Auf dem langsamsten Fluss Bayerns

Der Niederrheiner ist Wildwasserpaddler. Er fährt im Kajak Flüsse, die ich lieber vom Ufer aus betrachte. Aus Sicherheitsgründen, denn reißendes Wasser mit Walzen und Strudeln und kopfüber darin zu rollen, ist nicht so mein Ding. Letztes Jahr schenkte H. mir zum Geburtstag eine Kanureise auf der Altmühl. Eine Art Heldentat, denn: Wer dort nicht paddelt, bleibt an Ort und Stelle stehen, bei Gegenwind geht’s flussaufwärts! Ideale Ausgangsbedingungen für Fahranfänger wie mich, die es außerdem lieben, auf, im und überm Fluss sowie am Ufer Tiere zu entdecken. Letztes Jahr ging unsere Reise von Pappenheim über Dollnstein nach Eichstätt, durch einen beeindruckend schönen Teil des Naturparks Altmühltal mit seinen zum Teil recht imposanten Kalkfelsen. Wir hatten ein Zelt dabei und übernachteten auf Campingplätzen, die direkt vom Wasser aus angefahren werden können – das hat was, so anzulanden. Dieses Jahr sollte es eigentlich zum Main gehen, aber wir planten kurzfristig um und fuhren einen weiteren Abschnitt der Altmühl. Diesmal setzten wir in Eichstätt am Gewerbegebiet ein und paddelten in zwei Stunden unter dramatischem Himmel und ein wenig Regen nach Inching. Dort dürfen Wanderpaddler auf einem Bootsrastplatz einfach ihr Zelt aufschlagen. Abends kommt jemand und kassiert 3 Euro Gebühr, es gibt auch einen Frühstücksservice, den wir aber diesmal nicht in Anspruch nahmen. Abends wollten wir noch etwas essen und vor allem wieder das gute Bier aus den Altmühltal-Brauereien (Hofmühl – ein “Solarbier”, Gutmann, Wurm) genießen. Der einzige Wirt des Ortes war jedoch selbst im Urlaub. Also wanderten wir in mehr als einer Stunde ins benachbarte Walting, wo ein Reiseführer eine hohe Biergarten-Dichte versprach. Wir fanden einen Zehnthof mit sensationell gutem Birnen-Schmand-Kuchen und bodenständiger Brotzeit im Angebot. Wie gut, dass der Rückweg zum Zelt recht lang war, so konnten wir noch Kalorien abbauen.

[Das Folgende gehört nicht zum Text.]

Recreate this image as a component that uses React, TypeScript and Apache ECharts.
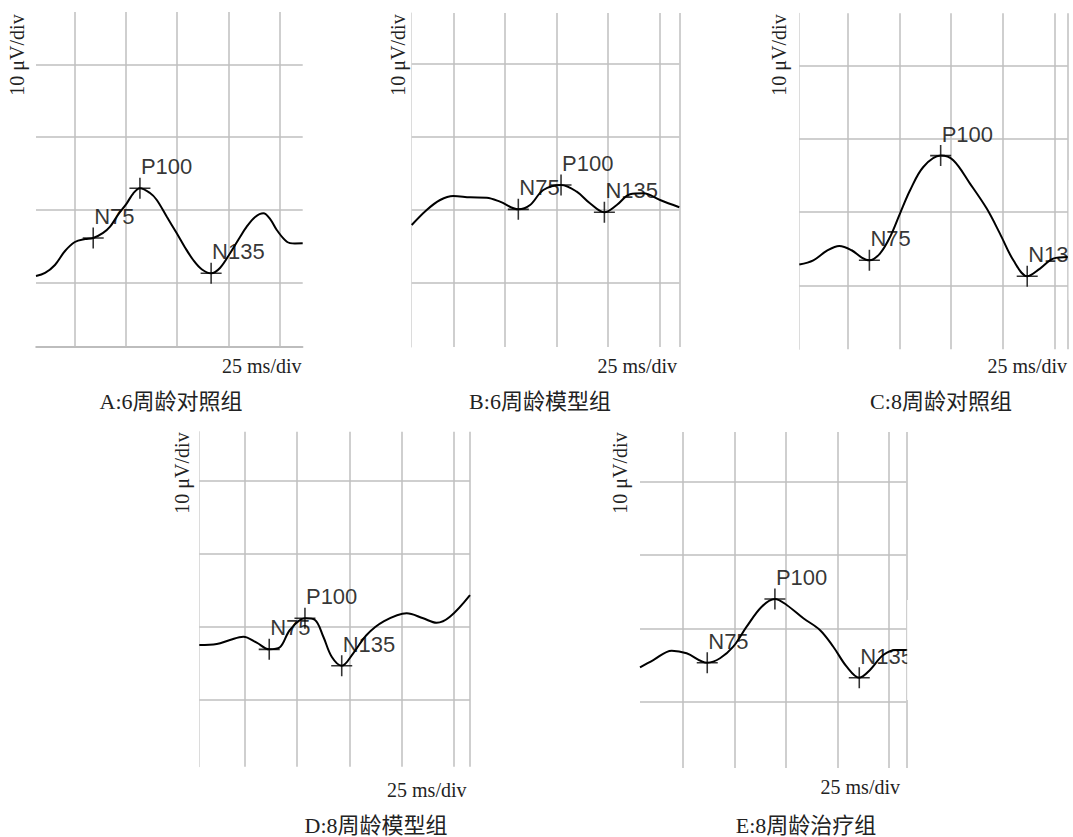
import React, { useEffect, useRef } from "react";
import * as echarts from "echarts";

// ---------- data (ms, μV) ----------
const captions = ["A:6周龄对照组", "B:6周龄模型组", "C:8周龄对照组", "D:8周龄模型组", "E:8周龄治疗组"];
const yUnitLabel = "10 μV/div";
const xUnitLabel = "25 ms/div";
const peakNames = ["N75", "P100", "N135"];

const xA = [6.4, 10.8, 15.6, 20.5, 25.3, 30.2, 34.2, 39.0, 42.4, 46.2, 50.5, 53.7, 56.9, 61.8, 65.1, 69.9, 74.8, 78.8, 82.8, 86.9, 91.5, 95.8, 100.7, 104.8, 108.8, 112.9, 116.9, 120.2, 123.4, 128.3, 132.2, 136.0];
const yA = [-9.14, -8.72, -7.62, -5.69, -4.45, -4.04, -3.9, -3.2, -2.34, -0.73, 0.88, 2.26, 2.95, 2.3, 1.34, -0.95, -3.25, -5.2, -6.93, -8.2, -8.76, -8.03, -6.0, -4.1, -2.34, -1.0, -0.5, -1.3, -2.8, -4.41, -4.65, -4.63];
const peaksA = [[34.2, -3.9], [56.9, 2.95], [91.5, -8.76]];

const xB = [4.84, 12.1, 18.6, 25.0, 33.1, 41.2, 47.6, 56.5, 62.2, 68.6, 77.2, 84.8, 91.2, 98.2, 104.2, 110.6, 117.1, 125.2, 134.5];
const yB = [-2.1, -0.04, 1.33, 1.88, 1.7, 1.64, 1.1, 0.05, 0.64, 2.7, 3.38, 2.47, 0.88, -0.36, 0.64, 2.11, 2.25, 1.33, 0.33];
const peaksB = [[56.5, 0.05], [77.2, 3.38], [98.2, -0.36]];

const xC = [1.57, 8.35, 14.8, 20.9, 26.9, 31.8, 35.5, 40.6, 45.5, 50.3, 55.2, 61.6, 70.0, 76.1, 84.2, 92.3, 98.7, 105.2, 111.9, 118.1, 124.5, 131.5];
const yC = [-7.17, -6.59, -5.32, -4.64, -5.22, -6.22, -6.59, -5.67, -3.41, -0.22, 2.96, 6.14, 7.69, 7.05, 3.87, 0.46, -2.95, -6.59, -8.77, -7.72, -6.36, -6.14];
const peaksC = [[35.5, -6.59], [70.0, 7.69], [111.9, -8.77]];

const xD = [3.13, 11.5, 17.8, 24.2, 30.6, 36.6, 41.7, 46.5, 53.7, 58.5, 62.5, 66.5, 71.3, 76.8, 83.2, 91.2, 102.4, 110.3, 116.7, 123.1, 132.7];
const yD = [-2.47, -2.33, -1.78, -1.33, -2.15, -3.06, -2.78, -0.41, 1.19, 0.96, -1.33, -4.07, -5.3, -3.6, -1.1, 0.73, 1.88, 1.19, 0.59, 1.41, 4.38];
const peaksD = [[36.6, -3.06], [53.7, 1.19], [71.3, -5.3]];

const xE = [4.3, 10.75, 19.7, 26.9, 36.9, 43.1, 49.5, 56.0, 63.3, 69.7, 75.4, 83.5, 91.5, 98.0, 104.5, 110.6, 115.8, 122.2, 128.7, 133.4];
const yE = [-5.34, -4.34, -3.06, -3.42, -4.71, -4.1, -2.52, 0.22, 2.95, 4.01, 3.19, 1.37, -0.23, -2.52, -5.25, -6.76, -5.7, -3.65, -2.97, -2.97];
const peaksE = [[36.9, -4.71], [69.7, 4.01], [110.6, -6.76]];

const xGridTicks = [25, 50, 75, 100, 125];
const yGridTicks = [20, 10, 0, -10];
const xRanges = [[6.4, 136.0], [4.84, 134.5], [1.57, 131.5], [3.13, 132.7], [4.3, 133.4]];
const yRanges = [[-18.92, 27.24], [-18.81, 26.95], [-18.73, 27.1], [-19.14, 26.76], [-19.11, 26.85]];

const curvesX = [xA, xB, xC, xD, xE];
const curvesY = [yA, yB, yC, yD, yE];
const peaks = [peaksA, peaksB, peaksC, peaksD, peaksE];

// ---------- layout ----------
const layout = [
  { left: 36, top: 12, width: 266.7, height: 335, yl: [17, 55], xl: [301.5, 366], cap: [171, 401], leftLine: false, bottomLine: true, rightLine: false },
  { left: 411.7, top: 13, width: 267.6, height: 334, yl: [398, 55], xl: [677, 366], cap: [540, 401], leftLine: true, bottomLine: false, rightLine: true },
  { left: 799.3, top: 13.3, width: 268.4, height: 336, yl: [778.5, 55], xl: [1067, 366], cap: [941, 401], leftLine: true, bottomLine: false, rightLine: true },
  { left: 199.3, top: 431.7, width: 270.7, height: 335, yl: [182, 473], xl: [466.5, 790], cap: [376, 825], leftLine: true, bottomLine: false, rightLine: true },
  { left: 640, top: 432, width: 266.3, height: 336, yl: [620, 473], xl: [900, 787], cap: [806, 825], leftLine: false, bottomLine: false, rightLine: true },
];

const GRID_COLOR = "#bfbfbf";
const SERIF = "'Liberation Serif', 'DejaVu Serif', serif";
const SANS = "'Liberation Sans', Arial, sans-serif";
const PLUS = "path://M0,9.25H20V10.75H0Z M9.25,0H10.75V20H9.25Z";

function buildOption() {
  const grid: any[] = [];
  const xAxis: any[] = [];
  const yAxis: any[] = [];
  const series: any[] = [];
  const graphic: any[] = [];

  layout.forEach((L, i) => {
    grid.push({ left: L.left, top: L.top, width: L.width, height: L.height, containLabel: false });
    xAxis.push({
      gridIndex: i, type: "value", min: xRanges[i][0], max: xRanges[i][1],
      axisLine: { show: L.bottomLine, onZero: false, lineStyle: { color: "#a8a8a8", width: 1.5 } },
      axisTick: { show: false }, axisLabel: { show: false }, splitLine: { show: false },
    });
    yAxis.push({
      gridIndex: i, type: "value", min: yRanges[i][0], max: yRanges[i][1],
      axisLine: { show: L.leftLine, onZero: false, lineStyle: { color: "#dcdcdc", width: 1 } },
      axisTick: { show: false }, axisLabel: { show: false }, splitLine: { show: false },
    });

    const lines: any[] = [];
    xGridTicks.forEach((v) => lines.push({ xAxis: v }));
    if (L.rightLine) lines.push({ xAxis: xRanges[i][1] });
    yGridTicks.forEach((v) => lines.push({ yAxis: v }));

    series.push({
      type: "line", xAxisIndex: i, yAxisIndex: i, data: [], z: 1, silent: true,
      markLine: {
        silent: true, symbol: ["none", "none"], animation: false,
        label: { show: false }, emphasis: { disabled: true },
        lineStyle: { color: GRID_COLOR, width: 1.5, type: "solid" },
        data: lines,
      },
    });

    series.push({
      type: "line", xAxisIndex: i, yAxisIndex: i, z: 10, silent: true,
      data: curvesX[i].map((x, j) => [x, curvesY[i][j]]),
      smooth: 0.35, showSymbol: false, clip: true,
      lineStyle: { color: "#000", width: 2 },
    });

    series.push({
      type: "scatter", xAxisIndex: i, yAxisIndex: i, z: 11, silent: true, clip: false,
      symbol: PLUS, symbolSize: 21, symbolKeepAspect: true,
      itemStyle: { color: "#000" },
      data: peaks[i].map((p, k) => ({ value: p, name: peakNames[k] })),
      label: {
        show: true, formatter: "{b}", position: [11.5, -11], align: "left", verticalAlign: "middle",
        fontFamily: SANS, fontSize: 22, color: "#000",
      },
    });

    graphic.push({
      type: "text", x: L.yl[0], y: L.yl[1], rotation: Math.PI / 2,
      style: { text: yUnitLabel, font: `20px ${SERIF}`, fill: "#222", textAlign: "center", textVerticalAlign: "middle" },
    });
    graphic.push({
      type: "text", x: L.xl[0], y: L.xl[1],
      style: { text: xUnitLabel, font: `20px ${SERIF}`, fill: "#222", textAlign: "right", textVerticalAlign: "middle" },
    });
    graphic.push({
      type: "text", x: L.cap[0], y: L.cap[1],
      style: { text: captions[i], font: `22px 'Liberation Serif', 'Noto Sans CJK SC', serif`, fill: "#222", textAlign: "center", textVerticalAlign: "middle" },
    });
  });

  // the reference clips the N135 labels of C and E at the plot's right edge
  graphic.push({ type: "rect", z: 100, shape: { x: 1068.6, y: 180, width: 10, height: 120 }, style: { fill: "#fff" } });
  graphic.push({ type: "rect", z: 100, shape: { x: 907.2, y: 600, width: 60, height: 100 }, style: { fill: "#fff" } });

  return { animation: false, backgroundColor: "#fff", grid, xAxis, yAxis, series, graphic };
}

export default function App() {
  const ref = useRef<HTMLDivElement>(null);
  useEffect(() => {
    if (!ref.current) return;
    const chart = echarts.init(ref.current, null, { renderer: "svg" });
    chart.setOption(buildOption() as any);
    return () => chart.dispose();
  }, []);
  return <div ref={ref} style={{ position: "fixed", left: 0, top: 0, width: 1073, height: 837 }} />;
}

Am nächsten Tag ging’s weiter Richtung Kipfenberg. Über uns flogen immer wieder Reiher, die sich besonders gern auf abgestorbenen Bäumen entlang der Altmühl niederließen. Sie sind (zumindest für mich) unfotografierbar, da jede kleinste Bewegung sie aufschreckt. Uns umschwirrten dafür Libellen, die je nach Lichteinfall blau, grün oder türkis schimmerten und dunkelblaue (oder sogar schwarze?) Flügel haben. Eine vorbeiflitzende Riesenlibelle stellte sich als Eisvogel heraus. Halt legten wir in Gungolding ein, um beim Schreinerwirt zu entdecken, wie gut Wurstsalat-Marinade mit reichlich süßem Paprikapulver schmeckt. In Kipfenberg, zu Füßen einer Burg, serviert ein Café am Marktplatz den gigantischsten Windbeutel, den ich je gesehen habe. In ihm hatten nicht nur Sahneberge sondern auch reichlich Fruchteis und -sauce Platz. Wir haben uns die Kalorienbombe nicht zugetraut, waren aber auch nach Zwetschgenkuchen mit Eis und Sahne gut abgefüllt. Unsere letzte Etappe führte uns zur Kratzmühle, landschaftlich schön, leider von einer Güllewolke umhüllt. Auf diesem Teil gab es wenige Brotzeitstellen, an denen wir hätten anlegen können. Erst auf der Rückfahrt (mit dem Bus nach Eichstätt, um das Auto zu holen) entdeckte der Niederrheiner in Kinding auf engstem Raum, die von ihm so heiß ersehnte Kombination von Kirche, Maibaum (stehen für: hier gibt es – meist – eine Gastwirtschaft), Metzger und Bäckerei (gleichbedeutend mit: hier können wir uns bestens selbst verpflegen). Zwei Flusstrapper, die uns auf dem Wasser immer mal wieder begegneten und die bis zum Donaudurchbruch fahren wollten, machten uns Lust auf einen weiteren Abschnitt der Altmühl, den oberen: von Gunzenhausen über Treuchtlingen nach Pappenheim. Womöglich wird’s nächstes Jahr wieder etwas mit dieser für mich genialen Mischung aus Naturerlebnis pur, bestem Rückentraining und kulinarischen Freuden.